# Objective
Tally each line where the word "matplotlib" occurs, then give only the total.

#### Input data

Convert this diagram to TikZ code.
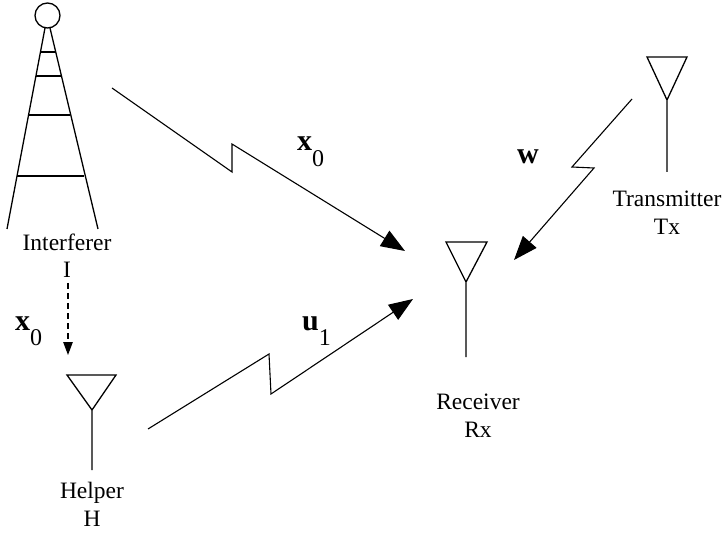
\documentclass[tikz,border=0pt]{standalone}
\usepackage{fontspec}
\setmainfont{Liberation Serif}
\usetikzlibrary{arrows.meta}
\tikzset{
  x=1pt,y=-1pt,
  thinline/.style={line width=1.1pt,line join=miter},
  structure/.style={line width=1.3pt,line join=miter},
  link/.style={thinline,-{Triangle[length=24pt,width=18pt]}},
  sublink/.style={thinline,dash pattern=on 6pt off 4pt,-{Triangle[length=13pt,width=9.5pt]}},
  station/.style={font=\fontsize{23.5}{28}\selectfont,align=center,inner sep=0pt,anchor=north},
  sym/.style={font=\fontsize{30}{30}\selectfont\bfseries,inner sep=0pt,anchor=base west}
}
\newcommand{\subdig}[1]{\raisebox{-16pt}{\fontsize{24}{24}\selectfont\mdseries #1}}
\begin{document}
\begin{tikzpicture}
\useasboundingbox (0,0) rectangle (722,534);
% tower
\node[circle,draw,structure,minimum size=25pt,inner sep=0pt] (top) at (47.5,15.5) {};
\coordinate (lt) at (45,28); \coordinate (lb) at (7,229);
\coordinate (rt) at (50,28); \coordinate (rb) at (98,229);
\draw[structure] (lt) -- (lb) (rt) -- (rb);
\draw[structure] (41,52) -- (56,52) (36,76) -- (61,76) (29,115) -- (70,115) (17,176) -- (84,176);
\node[station] (interferer) at (67,234) {Interferer\\[-1.5pt]I};
% antennas
\draw[structure] (67,375) -- (116,375) -- (92,410) -- cycle (92,410) -- (92,470);
\node[station] (helper) at (92,482) {Helper\\H};
\draw[structure] (647,57) -- (687,57) -- (667,100) -- cycle (667,100) -- (667,172);
\node[station] (transmitter) at (667,191) {Transmitter\\Tx};
\draw[structure] (446,242) -- (487,242) -- (466,282) -- cycle (466,282) -- (466,357);
\node[station] (receiver) at (478,393.5) {Receiver\\[0.5pt]Rx};
% links
\coordinate (a0) at (112,88); \coordinate (a1) at (232,172); \coordinate (a2) at (232,144); \coordinate (a3) at (405,251);
\draw[link] (a0) -- (a1) -- (a2) -- (a3);
\coordinate (b0) at (632,99); \coordinate (b1) at (572,167); \coordinate (b2) at (594,168); \coordinate (b3) at (514,260);
\draw[link] (b0) -- (b1) -- (b2) -- (b3);
\coordinate (c0) at (148,429); \coordinate (c1) at (269,354); \coordinate (c2) at (271,394); \coordinate (c3) at (413,299);
\draw[link] (c0) -- (c1) -- (c2) -- (c3);
\coordinate (d0) at (68,283); \coordinate (d1) at (68,355);
\draw[sublink] (d0) -- (d1);
% labels
\node[sym] (xa) at (297,151) {x\subdig{0}};
\node[sym] (xb) at (15,330) {x\subdig{0}};
\node[sym] (u) at (302,330) {u\subdig{1}};
\node[sym] (w) at (517,164) {w};
\end{tikzpicture}
\end{document}
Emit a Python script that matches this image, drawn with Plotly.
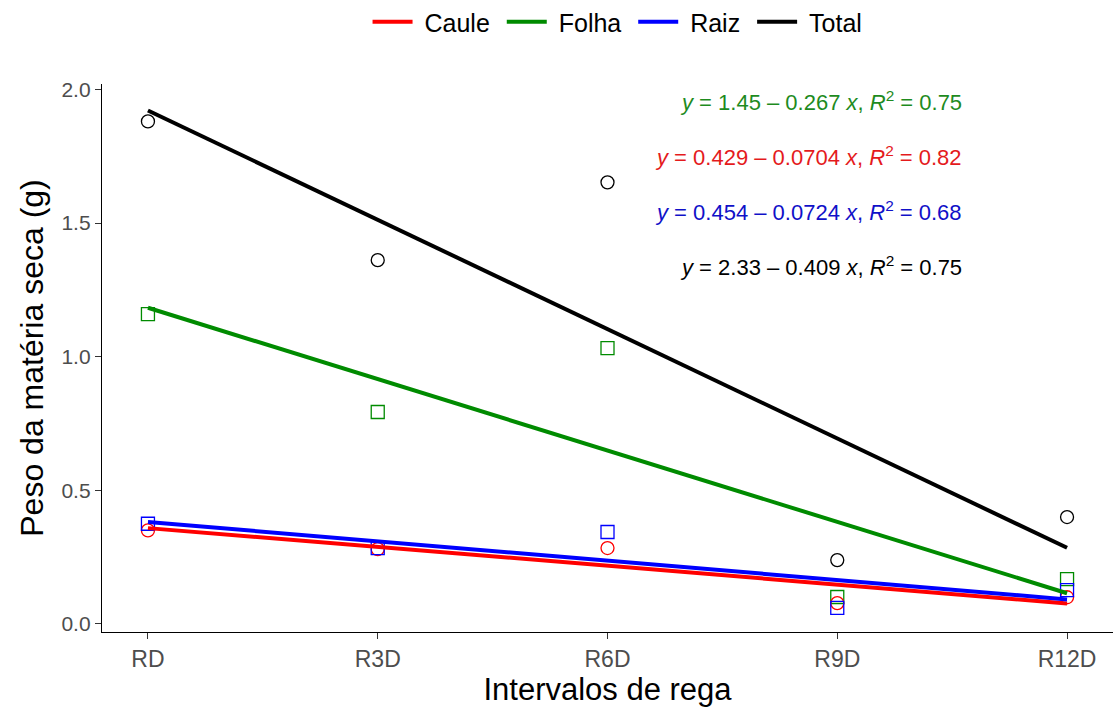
import plotly.graph_objects as go

categories = ["RD", "R3D", "R6D", "R9D", "R12D"]
x_pos = [1, 2, 3, 4, 5]

caule = [0.350, 0.280, 0.284, 0.078, 0.100]
folha = [1.159, 0.793, 1.032, 0.101, 0.168]
raiz = [0.375, 0.284, 0.344, 0.060, 0.127]
total = [1.880, 1.361, 1.652, 0.239, 0.400]

series_names = ["Caule", "Folha", "Raiz", "Total"]
intercepts = [0.429, 1.45, 0.454, 2.33]
slopes = [-0.0704, -0.267, -0.0724, -0.409]
r2 = [0.82, 0.75, 0.68, 0.75]

colors = {"Caule": "#FF0000", "Folha": "#008B00", "Raiz": "#0000FF", "Total": "#000000"}
text_colors = {"Caule": "#E41A1C", "Folha": "#1E8B1E", "Raiz": "#1010C8", "Total": "#000000"}
symbols = {"Caule": "circle-open", "Folha": "square-open", "Raiz": "square-open", "Total": "circle-open"}
values = {"Caule": caule, "Folha": folha, "Raiz": raiz, "Total": total}

FONT = "Liberation Sans, Arial, sans-serif"
NB = "\u00a0"

fig = go.Figure()

# points
for name in ["Folha", "Caule", "Raiz", "Total"]:
    fig.add_trace(go.Scatter(
        x=x_pos, y=values[name], mode="markers", showlegend=False,
        marker=dict(symbol=symbols[name], size=13, color=colors[name],
                    line=dict(width=1.3, color=colors[name])),
    ))

# regression lines
idx = {n: i for i, n in enumerate(series_names)}
for name in ["Caule", "Raiz", "Folha", "Total"]:
    i = idx[name]
    xs = [x_pos[0], x_pos[-1]]
    ys = [intercepts[i] + slopes[i] * xv for xv in xs]
    fig.add_trace(go.Scatter(
        x=xs, y=ys, mode="lines", name=NB + name + NB, legendrank=i + 1,
        line=dict(color=colors[name], width=4),
    ))

# equations
eq_order = ["Folha", "Caule", "Raiz", "Total"]
eq_y = [1.955, 1.75, 1.545, 1.34]
for name, yy in zip(eq_order, eq_y):
    i = idx[name]
    txt = (f"<i>y</i> = {intercepts[i]:g} \u2013 {abs(slopes[i]):g} <i>x</i>, "
           f"<i>R</i><sup>2</sup> = {r2[i]:.2f}")
    fig.add_annotation(x=4.55, y=yy, xref="x", yref="y", text=txt, showarrow=False,
                       xanchor="right", yanchor="middle",
                       font=dict(size=22, color=text_colors[name], family=FONT))

fig.update_layout(
    width=1113, height=710,
    margin=dict(l=102, r=0, t=84, b=78),
    paper_bgcolor="white", plot_bgcolor="white",
    font=dict(family=FONT, color="#000000"),
    legend=dict(orientation="h", x=0.558, xref="container", xanchor="center",
                y=0.969, yref="container", yanchor="middle",
                font=dict(size=25), traceorder="normal", itemwidth=40),
    showlegend=True,
)
fig.update_xaxes(
    range=[0.8, 5.2], tickmode="array", tickvals=x_pos, ticktext=categories,
    showgrid=False, zeroline=False, showline=True, linecolor="black", linewidth=1.4,
    ticks="outside", ticklen=6, tickcolor="#333333", tickwidth=1.3,
    tickfont=dict(size=23, color="#4D4D4D"), automargin=False,
    title=dict(text="Intervalos de rega", font=dict(size=31, color="black"), standoff=4),
)
fig.update_yaxes(
    range=[-0.03, 2.02], tickmode="array", tickvals=[0, 0.5, 1.0, 1.5, 2.0],
    ticktext=["0.0", "0.5", "1.0", "1.5", "2.0"],
    showgrid=False, zeroline=False, showline=True, linecolor="black", linewidth=1.4,
    ticks="outside", ticklen=6, tickcolor="#333333", tickwidth=1.3,
    tickfont=dict(size=21, color="#4D4D4D"), automargin=False,
    title=dict(text="Peso da matéria seca (g)", font=dict(size=32, color="black"), standoff=8),
)

fig.write_html("out.html")
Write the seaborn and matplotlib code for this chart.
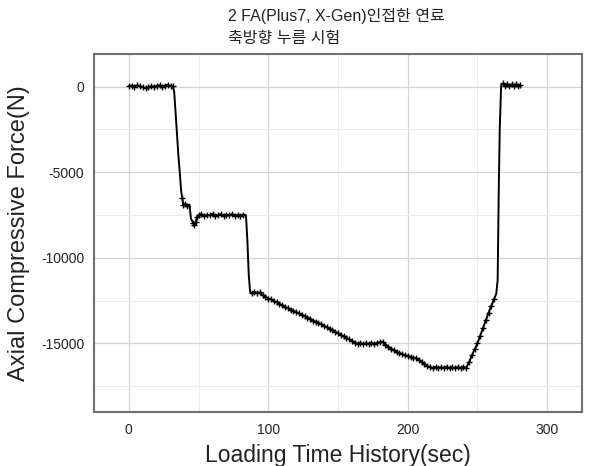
import matplotlib
matplotlib.use("Agg")
import matplotlib.pyplot as plt
import seaborn as sns
import numpy as np
import pandas as pd
from matplotlib.ticker import MultipleLocator

# Data (time in sec, force in N)
time_sec = [0, 2, 4, 6, 8, 10, 12, 14, 16, 18, 20, 22, 24, 26, 28, 30, 31.5,
            32.5, 33.5, 34.5, 35.5, 36.5, 37.5, 38.3, 39, 40.5, 42, 43.5, 44.5, 46, 47, 48, 49, 50,
            52, 54, 56, 58, 60, 62, 64, 66, 68, 70, 72, 74, 76, 78, 80, 82, 84,
            85, 86, 87, 88, 90, 92, 94, 96,
            98, 100, 102, 104, 106, 108, 110, 112, 114, 116, 118, 120, 122, 124, 126, 128,
            130, 132, 134, 136, 138, 140, 142, 144, 146, 148, 150, 152, 154, 156, 158, 160, 162,
            164, 166, 168, 170, 172, 174, 176, 178, 180, 182, 184, 186, 188, 190, 192, 194, 196,
            198, 200, 202, 204, 206, 208, 210, 212, 214, 216, 218, 220, 222, 224, 226, 228, 230,
            232, 234, 236, 238, 240, 242, 244, 246, 248, 250, 252, 254, 256, 258, 260, 262,
            263.5, 264.5, 265.3, 266, 267, 268.5, 270, 271.5, 273, 274.5, 276, 277.5, 279, 280.5]
force_n = [30, 60, -20, 80, 10, -40, -90, -30, 20, -10, 40, 70, 0, 60, 110, 40, 20,
           -300, -1500, -2800, -4000, -5000, -6100, -6500, -6900, -6850, -6950, -6900, -7700, -7950, -8100, -7900, -7600, -7500,
           -7450, -7550, -7480, -7520, -7440, -7560, -7500, -7460, -7540, -7480, -7520, -7450, -7550, -7490, -7530, -7470, -7520,
           -9000, -11000, -12000, -12080, -11980, -12060, -12020, -12180,
           -12260, -12380, -12420, -12540, -12580, -12700, -12760, -12880, -12920, -13030, -13080, -13180, -13240, -13330, -13390, -13490,
           -13560, -13660, -13720, -13820, -13880, -13980, -14040, -14140, -14210, -14310, -14400, -14490, -14580, -14670, -14760, -14860, -14950,
           -15010, -14960, -15040, -14980, -15020, -14950, -15030, -14960, -14920, -14900, -15060, -15180, -15300, -15390, -15480, -15580, -15620,
           -15700, -15720, -15780, -15820, -15870, -15960, -16080, -16200, -16300, -16380, -16420, -16360, -16440, -16380, -16420, -16350, -16450,
           -16390, -16430, -16370, -16440, -16380, -16420, -16100, -15700, -15350, -15000, -14550, -14100, -13650, -13200, -12800, -12400,
           -12100, -11300, -6000, -2500, 100, 180, 60, 140, 50, 120, 40, 130, 60, 100]

x_ticks = [0, 100, 200, 300]
y_ticks = [0, -5000, -10000, -15000]
title_lines = ["2 FA(Plus7, X-Gen)인접한 연료", "축방향 누름 시험"]

df = pd.DataFrame({"time": time_sec, "force": force_n})

# only put the little '+' marks where the signal is not jumping
f = np.array(force_n)
jump = np.abs(np.diff(f)) > 700
steep = np.zeros(len(f), dtype=bool)
steep[1:] |= jump
steep[:-1] |= jump
mark_mask = list(~steep)

sns.set_style("white")
plt.rcParams['font.family'] = ['Liberation Sans', 'Noto Sans CJK KR', 'DejaVu Sans']
plt.rcParams['axes.unicode_minus'] = False

fig = plt.figure(figsize=(5.9, 4.66), dpi=100)
ax = fig.add_axes([94/590, 1-412/466, (582-94)/590, (412-54)/466])

sns.lineplot(data=df, x="time", y="force", sort=False, estimator=None, ax=ax,
             color="black", linewidth=1.4, marker="+", markersize=4.5,
             markeredgewidth=1.0, markeredgecolor="black", markevery=mark_mask)

ax.set_xlim(-25, 325)
ax.set_ylim(-19000, 1900)
ax.set_xticks(x_ticks)
ax.set_yticks(y_ticks)
ax.xaxis.set_minor_locator(MultipleLocator(50))
ax.yaxis.set_minor_locator(MultipleLocator(2500))
ax.grid(which="major", color="#d4d4d4", linewidth=0.9)
ax.grid(which="minor", color="#ececec", linewidth=0.7)
ax.set_axisbelow(True)

ax.tick_params(axis="x", which="major", direction="in", length=4, width=1, color="#555555",
               labelsize=10, pad=8, labelcolor="#222222")
ax.tick_params(axis="x", which="minor", direction="in", length=2.5, width=1, color="#555555")
ax.tick_params(axis="y", which="both", length=0, labelsize=10, pad=7, labelcolor="#222222")

for s in ax.spines.values():
    s.set_color("#707070")
    s.set_linewidth(1.5)

ax.set_xlabel("Loading Time History(sec)", fontsize=16.5, labelpad=5, color="#222222")
ax.set_ylabel("Axial Compressive Force(N)", fontsize=17, labelpad=8, color="#222222")

fig.text(228/590, 1-16/466, title_lines[0], fontsize=11.5, ha="left", va="center", color="#222222")
fig.text(228/590, 1-38/466, title_lines[1], fontsize=11.5, ha="left", va="center", color="#222222")

fig.savefig("out.png", dpi=100)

########

# Problem solution
5